◆ The exercise ◆
Transcribe every line from the top down to the line with "var opdS1 = [0.507, 0.887, 1.13, 1.42, 1.73, 1.81, 1.86, 1.86];", both ends included, but not the pictures.

START Source records

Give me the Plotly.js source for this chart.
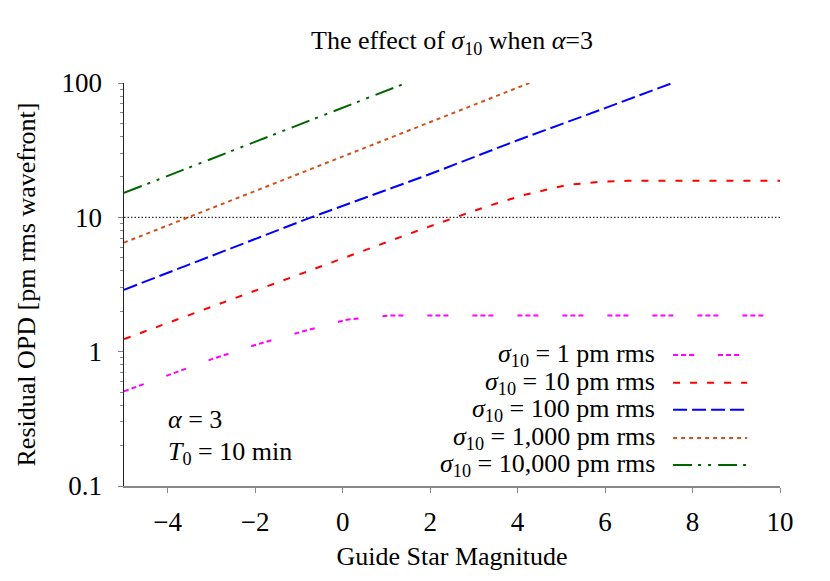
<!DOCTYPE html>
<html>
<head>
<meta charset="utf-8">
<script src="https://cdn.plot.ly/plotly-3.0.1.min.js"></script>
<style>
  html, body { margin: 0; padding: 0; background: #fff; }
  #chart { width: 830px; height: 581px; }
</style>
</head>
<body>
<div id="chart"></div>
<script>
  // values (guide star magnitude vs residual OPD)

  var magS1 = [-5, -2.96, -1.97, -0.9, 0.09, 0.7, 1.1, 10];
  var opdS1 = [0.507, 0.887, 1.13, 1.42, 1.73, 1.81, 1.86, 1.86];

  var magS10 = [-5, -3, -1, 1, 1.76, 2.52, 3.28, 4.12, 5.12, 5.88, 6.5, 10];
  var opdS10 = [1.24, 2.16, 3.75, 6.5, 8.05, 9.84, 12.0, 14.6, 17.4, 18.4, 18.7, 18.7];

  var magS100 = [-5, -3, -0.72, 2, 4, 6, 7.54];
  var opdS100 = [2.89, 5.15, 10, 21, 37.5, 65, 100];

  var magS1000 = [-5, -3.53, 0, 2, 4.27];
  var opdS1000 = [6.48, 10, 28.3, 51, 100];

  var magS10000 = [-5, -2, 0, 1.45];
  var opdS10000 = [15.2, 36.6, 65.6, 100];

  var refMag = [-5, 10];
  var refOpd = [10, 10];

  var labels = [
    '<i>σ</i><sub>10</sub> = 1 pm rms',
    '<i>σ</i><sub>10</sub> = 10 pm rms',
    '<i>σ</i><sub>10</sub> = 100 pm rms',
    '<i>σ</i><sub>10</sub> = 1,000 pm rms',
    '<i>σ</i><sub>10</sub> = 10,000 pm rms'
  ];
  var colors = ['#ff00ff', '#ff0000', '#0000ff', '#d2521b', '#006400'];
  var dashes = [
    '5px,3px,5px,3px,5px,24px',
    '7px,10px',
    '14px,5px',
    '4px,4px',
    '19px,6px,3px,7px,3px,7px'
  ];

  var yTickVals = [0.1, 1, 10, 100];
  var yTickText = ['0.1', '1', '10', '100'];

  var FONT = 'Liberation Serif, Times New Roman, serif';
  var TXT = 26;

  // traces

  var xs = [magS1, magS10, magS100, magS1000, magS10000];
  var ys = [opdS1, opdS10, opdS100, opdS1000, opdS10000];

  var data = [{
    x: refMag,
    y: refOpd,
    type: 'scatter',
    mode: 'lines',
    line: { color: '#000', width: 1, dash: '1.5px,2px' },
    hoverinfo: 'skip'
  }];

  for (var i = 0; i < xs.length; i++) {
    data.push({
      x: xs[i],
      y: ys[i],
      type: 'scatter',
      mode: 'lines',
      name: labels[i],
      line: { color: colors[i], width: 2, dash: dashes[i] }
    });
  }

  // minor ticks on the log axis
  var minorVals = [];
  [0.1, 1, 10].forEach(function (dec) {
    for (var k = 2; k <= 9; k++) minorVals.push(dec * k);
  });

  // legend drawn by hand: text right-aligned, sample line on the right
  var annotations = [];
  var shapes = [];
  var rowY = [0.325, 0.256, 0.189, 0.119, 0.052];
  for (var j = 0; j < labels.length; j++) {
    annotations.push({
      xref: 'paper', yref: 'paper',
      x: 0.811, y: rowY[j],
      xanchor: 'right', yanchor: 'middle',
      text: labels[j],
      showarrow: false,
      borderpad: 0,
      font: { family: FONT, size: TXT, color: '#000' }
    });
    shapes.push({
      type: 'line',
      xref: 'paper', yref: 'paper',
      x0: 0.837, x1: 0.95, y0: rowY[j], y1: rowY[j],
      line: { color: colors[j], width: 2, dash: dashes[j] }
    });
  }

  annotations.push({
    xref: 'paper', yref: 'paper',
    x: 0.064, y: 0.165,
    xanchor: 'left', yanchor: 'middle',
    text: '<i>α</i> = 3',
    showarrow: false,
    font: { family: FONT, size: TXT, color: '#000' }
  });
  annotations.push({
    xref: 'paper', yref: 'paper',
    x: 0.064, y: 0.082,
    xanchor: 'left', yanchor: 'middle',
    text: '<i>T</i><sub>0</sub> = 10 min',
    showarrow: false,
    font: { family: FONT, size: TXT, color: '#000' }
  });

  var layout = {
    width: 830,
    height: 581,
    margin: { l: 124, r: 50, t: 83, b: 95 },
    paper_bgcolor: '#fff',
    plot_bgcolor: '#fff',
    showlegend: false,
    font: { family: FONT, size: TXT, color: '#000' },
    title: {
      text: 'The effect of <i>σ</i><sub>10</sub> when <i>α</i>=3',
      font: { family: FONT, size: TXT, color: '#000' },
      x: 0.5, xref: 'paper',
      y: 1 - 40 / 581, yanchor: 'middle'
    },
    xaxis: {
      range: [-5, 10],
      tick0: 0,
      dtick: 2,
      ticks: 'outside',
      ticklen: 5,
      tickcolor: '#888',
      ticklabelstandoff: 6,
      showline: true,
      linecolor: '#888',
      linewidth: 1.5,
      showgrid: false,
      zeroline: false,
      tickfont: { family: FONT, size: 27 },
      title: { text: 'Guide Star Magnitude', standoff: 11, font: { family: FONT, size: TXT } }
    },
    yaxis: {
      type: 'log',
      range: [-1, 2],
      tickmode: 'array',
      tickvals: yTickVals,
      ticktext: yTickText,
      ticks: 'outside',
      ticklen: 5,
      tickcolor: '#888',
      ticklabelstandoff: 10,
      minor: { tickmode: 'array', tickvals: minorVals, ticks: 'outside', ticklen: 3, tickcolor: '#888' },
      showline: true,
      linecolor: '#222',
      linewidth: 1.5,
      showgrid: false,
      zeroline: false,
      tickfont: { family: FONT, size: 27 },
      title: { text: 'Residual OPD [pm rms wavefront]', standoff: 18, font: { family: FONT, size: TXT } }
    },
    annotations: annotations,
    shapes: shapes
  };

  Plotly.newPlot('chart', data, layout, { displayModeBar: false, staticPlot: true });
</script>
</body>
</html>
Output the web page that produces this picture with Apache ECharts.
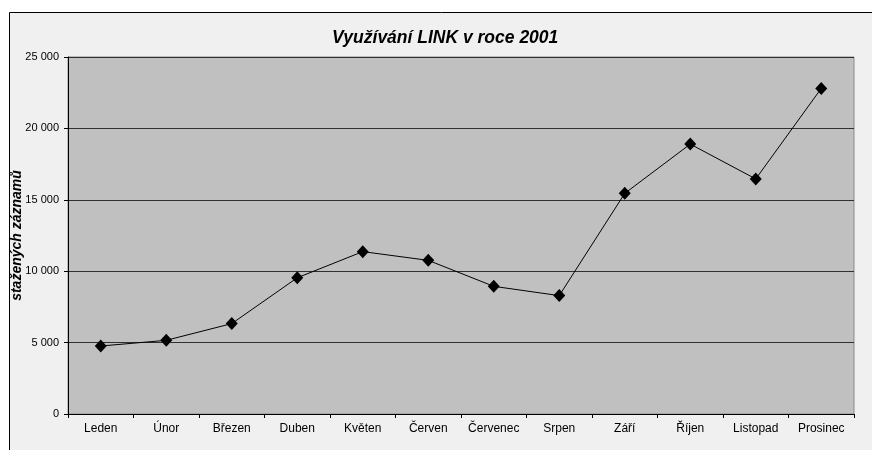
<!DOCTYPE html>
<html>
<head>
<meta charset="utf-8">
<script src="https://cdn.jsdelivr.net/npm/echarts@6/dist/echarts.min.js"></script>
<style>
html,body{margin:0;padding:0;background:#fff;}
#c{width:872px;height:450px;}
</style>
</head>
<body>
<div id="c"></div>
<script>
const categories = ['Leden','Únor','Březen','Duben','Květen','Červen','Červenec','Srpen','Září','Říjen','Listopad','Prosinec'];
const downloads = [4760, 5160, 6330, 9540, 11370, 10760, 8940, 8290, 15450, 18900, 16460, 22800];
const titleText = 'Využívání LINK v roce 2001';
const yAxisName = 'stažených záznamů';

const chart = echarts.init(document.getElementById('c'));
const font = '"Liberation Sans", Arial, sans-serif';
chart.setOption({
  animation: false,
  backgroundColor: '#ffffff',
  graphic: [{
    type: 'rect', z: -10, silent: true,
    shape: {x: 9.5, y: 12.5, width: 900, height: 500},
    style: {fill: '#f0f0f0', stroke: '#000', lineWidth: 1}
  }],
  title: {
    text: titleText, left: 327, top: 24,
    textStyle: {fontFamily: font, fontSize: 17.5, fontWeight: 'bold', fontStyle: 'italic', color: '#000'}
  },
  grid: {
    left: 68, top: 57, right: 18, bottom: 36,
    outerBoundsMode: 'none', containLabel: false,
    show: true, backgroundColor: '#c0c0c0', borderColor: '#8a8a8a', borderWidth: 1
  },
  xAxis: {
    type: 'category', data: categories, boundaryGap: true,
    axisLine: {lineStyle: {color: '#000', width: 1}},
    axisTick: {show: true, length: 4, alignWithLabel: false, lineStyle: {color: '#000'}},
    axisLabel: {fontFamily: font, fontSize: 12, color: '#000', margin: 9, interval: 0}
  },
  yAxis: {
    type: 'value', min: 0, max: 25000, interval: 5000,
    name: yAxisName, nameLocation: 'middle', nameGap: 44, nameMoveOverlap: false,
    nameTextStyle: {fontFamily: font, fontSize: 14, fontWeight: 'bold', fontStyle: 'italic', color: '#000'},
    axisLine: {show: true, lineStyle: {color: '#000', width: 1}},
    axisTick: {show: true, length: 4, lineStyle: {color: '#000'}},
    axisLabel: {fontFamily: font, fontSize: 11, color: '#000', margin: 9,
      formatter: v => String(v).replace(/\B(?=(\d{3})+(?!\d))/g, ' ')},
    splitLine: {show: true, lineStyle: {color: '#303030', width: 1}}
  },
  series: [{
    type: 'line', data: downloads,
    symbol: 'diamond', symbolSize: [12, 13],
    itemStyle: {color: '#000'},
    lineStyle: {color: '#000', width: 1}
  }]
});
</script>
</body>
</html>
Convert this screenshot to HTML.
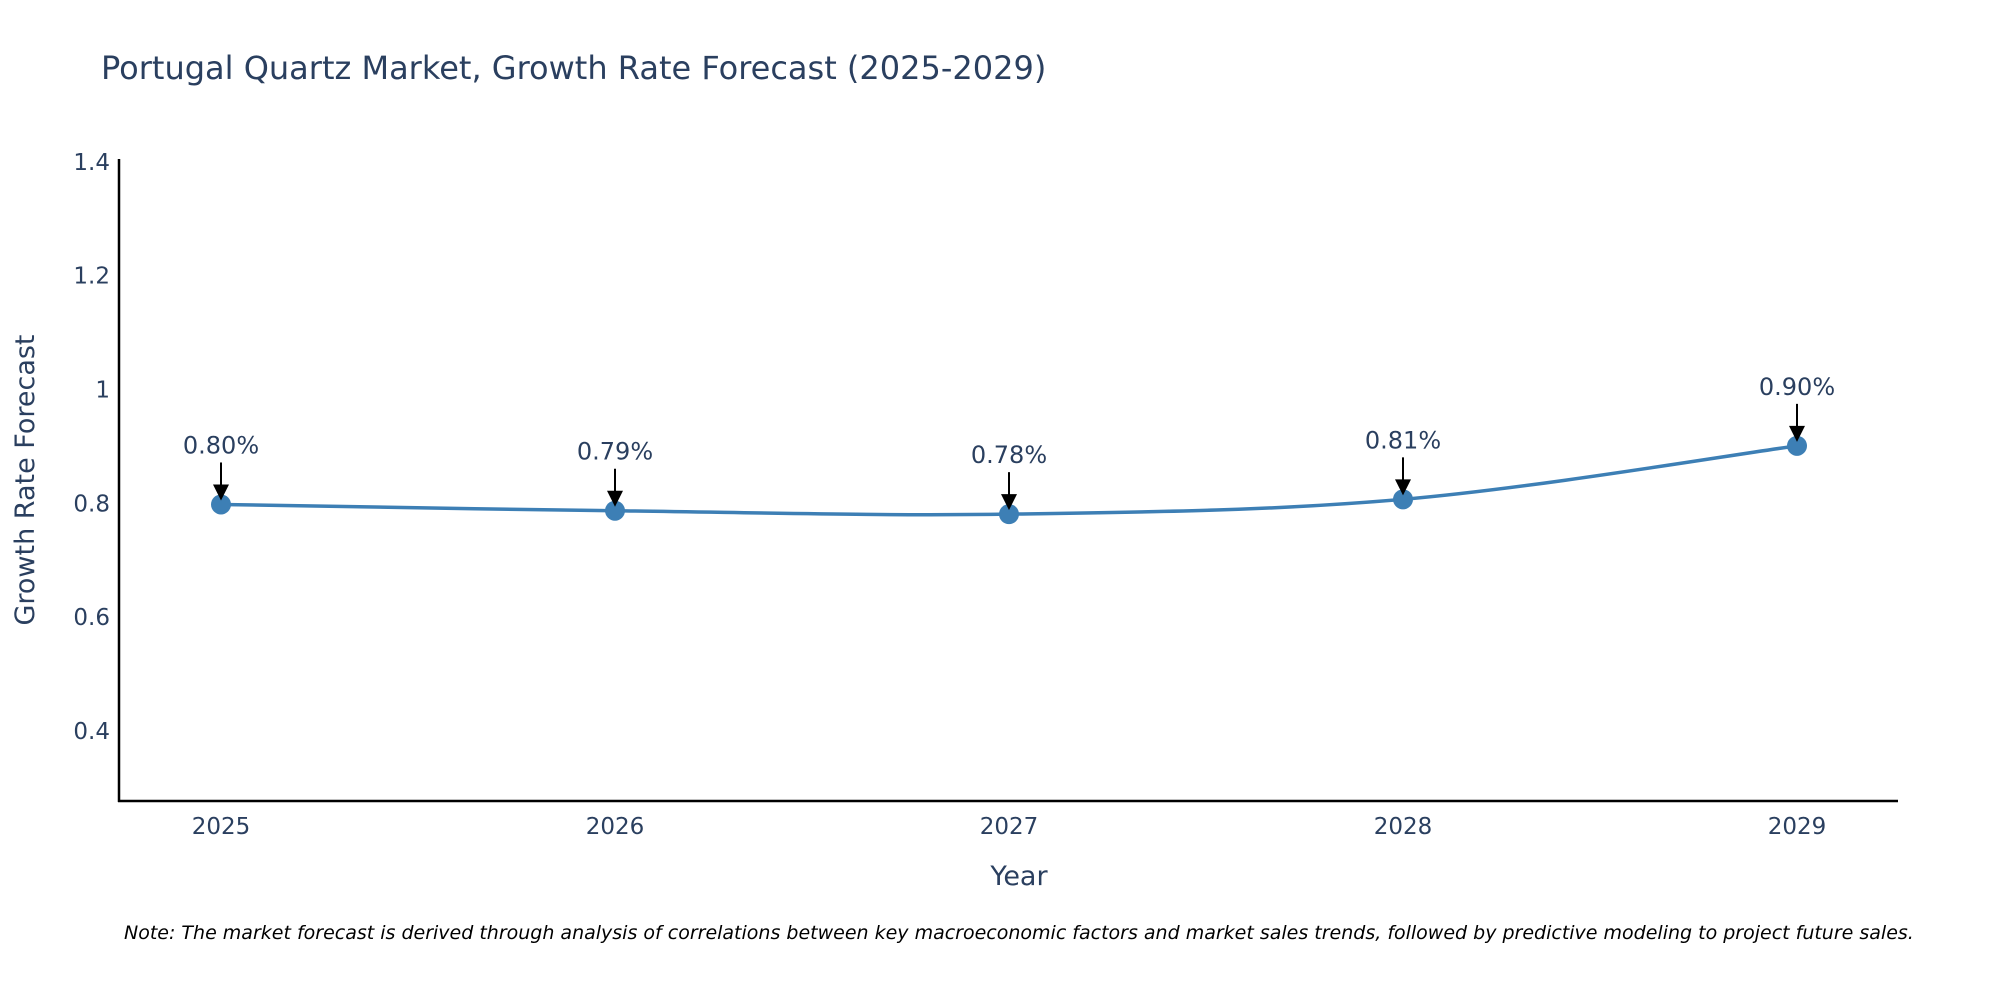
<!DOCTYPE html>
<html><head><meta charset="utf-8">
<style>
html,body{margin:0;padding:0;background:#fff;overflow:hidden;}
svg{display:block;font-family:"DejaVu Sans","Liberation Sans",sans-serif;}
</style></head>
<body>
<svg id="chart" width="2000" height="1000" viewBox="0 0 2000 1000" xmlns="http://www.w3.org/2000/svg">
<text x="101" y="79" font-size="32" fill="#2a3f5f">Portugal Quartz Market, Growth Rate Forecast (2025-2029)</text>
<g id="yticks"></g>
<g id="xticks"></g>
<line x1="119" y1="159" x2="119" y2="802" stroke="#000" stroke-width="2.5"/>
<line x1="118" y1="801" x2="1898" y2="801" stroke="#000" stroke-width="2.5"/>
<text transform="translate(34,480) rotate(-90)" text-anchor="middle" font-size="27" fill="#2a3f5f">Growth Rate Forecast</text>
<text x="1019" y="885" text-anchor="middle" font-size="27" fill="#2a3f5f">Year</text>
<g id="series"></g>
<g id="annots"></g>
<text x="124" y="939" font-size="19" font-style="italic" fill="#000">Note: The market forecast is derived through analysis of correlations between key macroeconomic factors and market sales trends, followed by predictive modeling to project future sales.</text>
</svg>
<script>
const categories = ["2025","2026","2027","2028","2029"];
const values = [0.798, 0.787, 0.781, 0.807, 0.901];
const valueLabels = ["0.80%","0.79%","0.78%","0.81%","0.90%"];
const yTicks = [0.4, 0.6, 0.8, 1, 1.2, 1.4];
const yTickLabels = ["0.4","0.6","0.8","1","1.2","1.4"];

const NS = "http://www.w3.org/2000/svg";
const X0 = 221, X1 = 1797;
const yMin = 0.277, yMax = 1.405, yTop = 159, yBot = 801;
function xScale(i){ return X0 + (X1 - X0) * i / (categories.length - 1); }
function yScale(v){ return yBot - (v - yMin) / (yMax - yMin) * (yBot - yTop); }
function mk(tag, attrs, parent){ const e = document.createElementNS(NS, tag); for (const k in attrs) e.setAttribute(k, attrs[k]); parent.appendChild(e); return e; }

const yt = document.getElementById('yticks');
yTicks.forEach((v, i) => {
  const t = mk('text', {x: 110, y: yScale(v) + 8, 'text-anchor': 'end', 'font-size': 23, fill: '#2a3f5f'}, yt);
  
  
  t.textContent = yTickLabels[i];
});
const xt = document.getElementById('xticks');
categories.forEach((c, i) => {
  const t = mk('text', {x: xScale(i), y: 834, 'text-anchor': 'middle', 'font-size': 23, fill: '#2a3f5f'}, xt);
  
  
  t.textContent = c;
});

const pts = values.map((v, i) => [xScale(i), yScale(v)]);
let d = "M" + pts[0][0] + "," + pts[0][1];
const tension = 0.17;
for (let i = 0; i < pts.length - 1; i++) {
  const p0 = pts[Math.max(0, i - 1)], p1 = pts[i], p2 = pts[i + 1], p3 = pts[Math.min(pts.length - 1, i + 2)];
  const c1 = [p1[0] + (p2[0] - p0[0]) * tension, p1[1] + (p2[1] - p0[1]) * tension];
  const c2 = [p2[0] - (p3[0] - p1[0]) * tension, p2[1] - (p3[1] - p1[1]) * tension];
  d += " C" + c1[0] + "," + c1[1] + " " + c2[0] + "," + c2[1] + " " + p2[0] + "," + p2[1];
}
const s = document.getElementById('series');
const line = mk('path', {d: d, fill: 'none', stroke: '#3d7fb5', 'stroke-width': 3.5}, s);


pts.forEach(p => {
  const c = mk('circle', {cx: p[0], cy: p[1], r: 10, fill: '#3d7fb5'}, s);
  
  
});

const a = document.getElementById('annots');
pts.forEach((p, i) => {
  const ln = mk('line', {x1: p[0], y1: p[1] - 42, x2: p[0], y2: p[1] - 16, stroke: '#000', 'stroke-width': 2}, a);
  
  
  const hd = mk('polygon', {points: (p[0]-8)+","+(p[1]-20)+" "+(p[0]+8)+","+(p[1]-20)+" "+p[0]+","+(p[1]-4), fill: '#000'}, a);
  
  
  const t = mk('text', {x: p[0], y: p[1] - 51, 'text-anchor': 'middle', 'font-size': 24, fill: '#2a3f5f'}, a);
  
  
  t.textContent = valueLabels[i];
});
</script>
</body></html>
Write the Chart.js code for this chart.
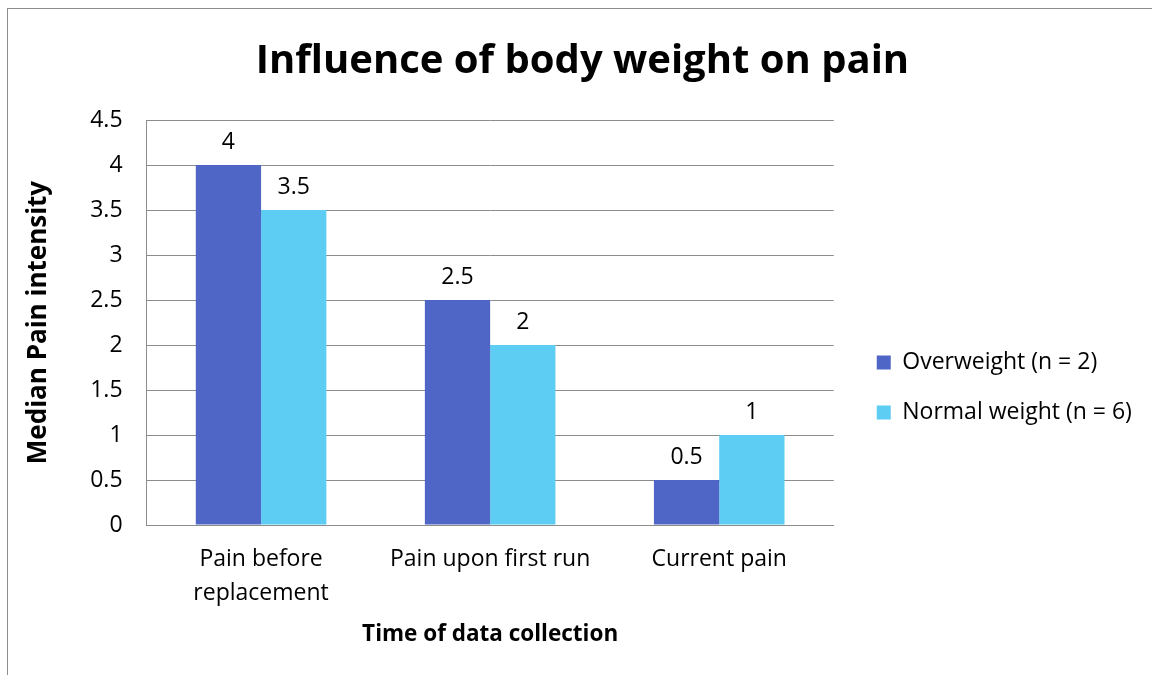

END Source records

◆ Written solution ◆
Give me the Plotly.js source for this chart.
<!DOCTYPE html>
<html>
<head>
<meta charset="utf-8">
<script src="https://cdn.plot.ly/plotly-3.0.1.min.js"></script>
<style>
  html, body { margin: 0; padding: 0; background: #fff; }
  #chart { width: 830px; height: 581px; }
</style>
</head>
<body>
<div id="chart"></div>
<script>
  // values (guide star magnitude vs residual OPD)

  var magS1 = [-5, -2.96, -1.97, -0.9, 0.09, 0.7, 1.1, 10];
  var opdS1 = [0.507, 0.887, 1.13, 1.42, 1.73, 1.81, 1.86, 1.86];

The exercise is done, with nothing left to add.